Serena Williams Says She Finally Accepts Her Figure After Years Of Body-Shaming

"This is me, this is my weapon and my machine."

Serena Williams, with her powerful body and greatest-of-all-time tennis prowess, has long been the subject of misogynistic abuse and body-shaming.

For example, in 2014, the head of the Russian Tennis Federation was suspended for a year and fined $25,000 for calling Serena and elder sister Venus ‘the Williams brothers’ and saying: “It’s scary when you really look at them.”

In a new interview with Harpers Bazaar, she remembers the impact all this had on her:

People would say I was born a guy, all because of my arms, or because I’m strong. I was different to Venus: she was thin and tall and beautiful, and I am strong and muscular – and beautiful, but you know, it was just totally different.

She recalls an interview she did when she was 22, in which she shared a few goals she had for herself: Win the Italian and French Opens and Wimbledon, and get down to a US size four (UK size six).

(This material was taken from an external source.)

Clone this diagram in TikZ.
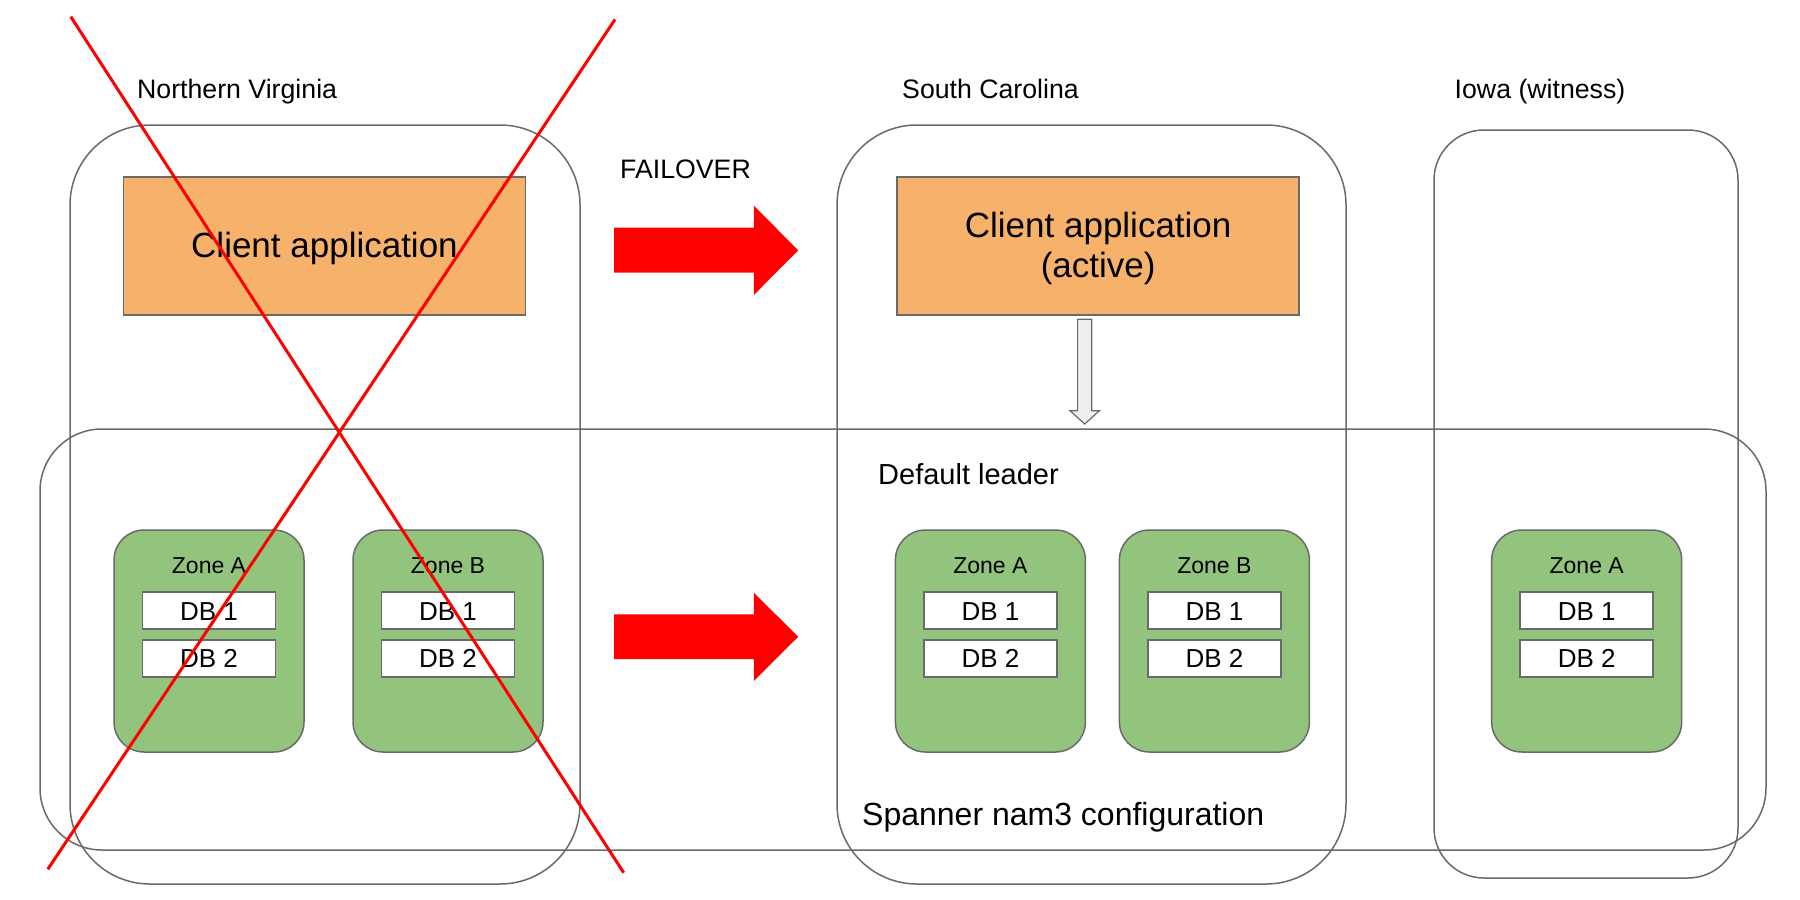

“Oh god, I’ll never be a size four,” she says now. “Why would I want to do that, and be that? This is me, and this is my weapon and machine.” Plus, she wants to be a good influence for her baby daughter, Olympia.

But I love that I said that, because I can understand. I can show Olympia that I struggled, but now I’m happy with who I am and what I am and what I look like… Olympia was born and she had my arms, and instead of being sad and fearful about what people would say about her, I was just so happy.

Speaking about her daughter, she says she’s not pushing her into tennis, or any profession really: “I want to let her do whatever she wants to do, as long as it’s positive. Always try to be an addition to society, not a subtraction.”